The slow build up began. Lap 2 was again slow at 72 seconds so I was feeling good. Lap 3 was about pushing on to break up the field.  As I came around with just over 400M to go still in 1st position the field had broken up behind. You start to count the seconds between cheers and shouts, in your head, to know who’s in contact.

As the bell rang to signify the last lap there was a great atmosphere around the place. The sounds of cheers and encouragement rang out. Now we’re moving! Careful to conserve some energy I just kept moving forward, pushing the pace but holding back a small bit. With 200M to go, I was still in the lead and it was time to make that move. The turbo boosts came on and I sprinted around the corner and down the home straight. Arms pumping and high needs I was flat out! Then with barely 50 meters to go in the race the inevitable happened, the 1.55 man sailed past and took the win. Not slowing down I ran 63 seconds for the last 400M but not able to react, coming home 1 second behind in second. Disappointed to not be the national champion but content that I gave it everything and would try to run with the same tactics every time. It was gold medal or bust, a silver is a nice perk.

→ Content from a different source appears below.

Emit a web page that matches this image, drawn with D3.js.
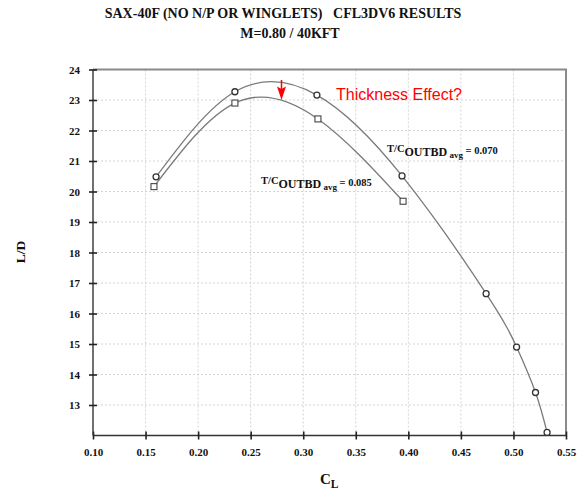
<!DOCTYPE html>
<html>
<head>
<meta charset="utf-8">
<script src="https://cdn.jsdelivr.net/npm/d3@7"></script>
<style>
  html, body { margin: 0; padding: 0; background: #fff; }
  svg { display: block; }
  .serif { font-family: "Liberation Serif", "Times New Roman", serif; font-weight: bold; fill: #111; }
</style>
</head>
<body>
<svg id="chart" width="585" height="497"></svg>
<script>
// Lift coefficient and lift-to-drag ratio, CFL3D v6 runs
const clThin  = [0.160, 0.235, 0.313, 0.394, 0.474, 0.503, 0.521, 0.532];
const ldThin  = [20.48, 23.27, 23.16, 20.51, 16.65, 14.90, 13.41, 12.10];
const clThick = [0.158, 0.235, 0.314, 0.395];
const ldThick = [20.16, 22.90, 22.38, 19.68];

const xTicks = [0.10, 0.15, 0.20, 0.25, 0.30, 0.35, 0.40, 0.45, 0.50, 0.55];
const yTicks = [13, 14, 15, 16, 17, 18, 19, 20, 21, 22, 23, 24];

const svg = d3.select("#chart");
const x = d3.scaleLinear().domain([0.10, 0.55]).range([93, 566]);
const y = d3.scaleLinear().domain([12, 24]).range([435.5, 69.5]);

// dotted grid
const grid = svg.append("g");
grid.selectAll("line.v").data(xTicks.slice(1, -1)).join("line")
  .attr("x1", d => x(d)).attr("x2", d => x(d))
  .attr("y1", y(12)).attr("y2", y(24))
  .attr("stroke", "#d4d4d4").attr("stroke-width", 1).attr("stroke-dasharray", "2,2");
grid.selectAll("line.h").data(yTicks.slice(0, -1)).join("line")
  .attr("x1", x(0.10)).attr("x2", x(0.55))
  .attr("y1", d => y(d)).attr("y2", d => y(d))
  .attr("stroke", "#d4d4d4").attr("stroke-width", 1).attr("stroke-dasharray", "2,2");

// top and right frame
svg.append("path")
  .attr("d", `M${x(0.10)},${y(24)}H${x(0.55)}V${y(12)}`)
  .attr("fill", "none").attr("stroke", "#8a8a8a").attr("stroke-width", 2);

// axes
const xAxis = svg.append("g").attr("transform", `translate(0,${y(12)})`)
  .call(d3.axisBottom(x).tickValues(xTicks).tickFormat(d3.format(".2f")).tickSize(4).tickPadding(9));
xAxis.selectAll(".tick line").attr("y1", -4).attr("y2", 4);
const yAxis = svg.append("g").attr("transform", `translate(${x(0.10)},0)`)
  .call(d3.axisLeft(y).tickValues(yTicks).tickFormat(d3.format("d")).tickSize(4).tickPadding(9));
yAxis.selectAll(".tick line").attr("x1", -4).attr("x2", 4);
[xAxis, yAxis].forEach(a => {
  a.select(".domain").attr("stroke", "#333").attr("stroke-width", 1.4);
  a.selectAll(".tick line").attr("stroke", "#222").attr("stroke-width", 1.6);
  a.selectAll(".tick text").attr("class", "serif").attr("font-size", 11).attr("fill", "#111");
});
xAxis.select(".domain").attr("d", `M${x(0.10)},0H${x(0.55)}`);
yAxis.select(".domain").attr("d", `M0,${y(24)}V${y(12)}`);

// smooth curves through each data set
const line = d3.line().x(d => x(d[0])).y(d => y(d[1])).curve(d3.curveNatural);
const thin = clThin.map((c, i) => [c, ldThin[i]]);
const thick = clThick.map((c, i) => [c, ldThick[i]]);
[thin, thick].forEach(pts => {
  svg.append("path").attr("d", line(pts))
    .attr("fill", "none").attr("stroke", "#7a7a7a").attr("stroke-width", 1.3);
});

// markers
svg.selectAll("circle.thin").data(thin).join("circle")
  .attr("cx", d => x(d[0])).attr("cy", d => y(d[1])).attr("r", 3)
  .attr("fill", "#fff").attr("stroke", "#333").attr("stroke-width", 1.3);
svg.selectAll("rect.thick").data(thick).join("rect")
  .attr("x", d => x(d[0]) - 3).attr("y", d => y(d[1]) - 3)
  .attr("width", 6).attr("height", 6)
  .attr("fill", "#fff").attr("stroke", "#444").attr("stroke-width", 1.1);

// titles
svg.append("text").attr("class", "serif").attr("x", 283).attr("y", 18)
  .attr("text-anchor", "middle").attr("font-size", 14).style("white-space", "pre")
  .text("SAX-40F (NO N/P OR WINGLETS)   CFL3DV6 RESULTS");
svg.append("text").attr("class", "serif").attr("x", 290).attr("y", 38)
  .attr("text-anchor", "middle").attr("font-size", 14)
  .text("M=0.80 / 40KFT");

// axis titles
svg.append("text").attr("class", "serif").attr("transform", "translate(25,252) rotate(-90)")
  .attr("text-anchor", "middle").attr("font-size", 13.5).text("L/D");
const xt = svg.append("text").attr("class", "serif").attr("x", 320).attr("y", 484).attr("font-size", 15);
xt.append("tspan").text("C");
xt.append("tspan").attr("font-size", 11.5).attr("dy", 4).text("L");

// series annotations
function tcLabel(px, py, value) {
  const t = svg.append("text").attr("class", "serif").attr("x", px).attr("y", py)
    .attr("font-size", 10.5).style("white-space", "pre");
  t.append("tspan").text("T/C");
  t.append("tspan").attr("font-size", 12).attr("dy", 4).text("OUTBD");
  t.append("tspan").attr("font-size", 9).attr("dy", 1.5).text(" avg");
  t.append("tspan").attr("font-size", 10.5).attr("dy", -3.5).text(" = " + value);
}
tcLabel(387, 152, "0.070");
tcLabel(261, 184, "0.085");

// thickness effect note
const ax = 281.5;
svg.append("line").attr("x1", ax).attr("x2", ax).attr("y1", 80).attr("y2", 90)
  .attr("stroke", "#f00").attr("stroke-width", 1.5);
svg.append("path").attr("d", `M${ax - 4.5},86.5L${ax},100L${ax + 4.5},86.5L${ax},89Z`)
  .attr("fill", "#f00");
svg.append("text").attr("x", 336).attr("y", 100)
  .attr("font-family", "'Liberation Sans', Arial, sans-serif").attr("font-size", 16)
  .attr("fill", "#f00").text("Thickness Effect?");
</script>
</body>
</html>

They always say you get slow doing marathon training but at the end of the day, it’s about how much you want it. It’s on to Dublin in 10 weeks and with a 72 minute half in Killarney and a 30K in the Sierra Nevada Mountains behind me, I’m setting my sights relatively high.

Michael was last up in the 1500M. He slotted in nicely in the middle of the pack and kept a good pace to also get a season’s best and maybe a personal best. I think he ran a 4.2X as a young fellla. We’ll have to check the archives.

As we headed into the Tullamore sunset for a cool down there was a feeling of contentment. More so than last year.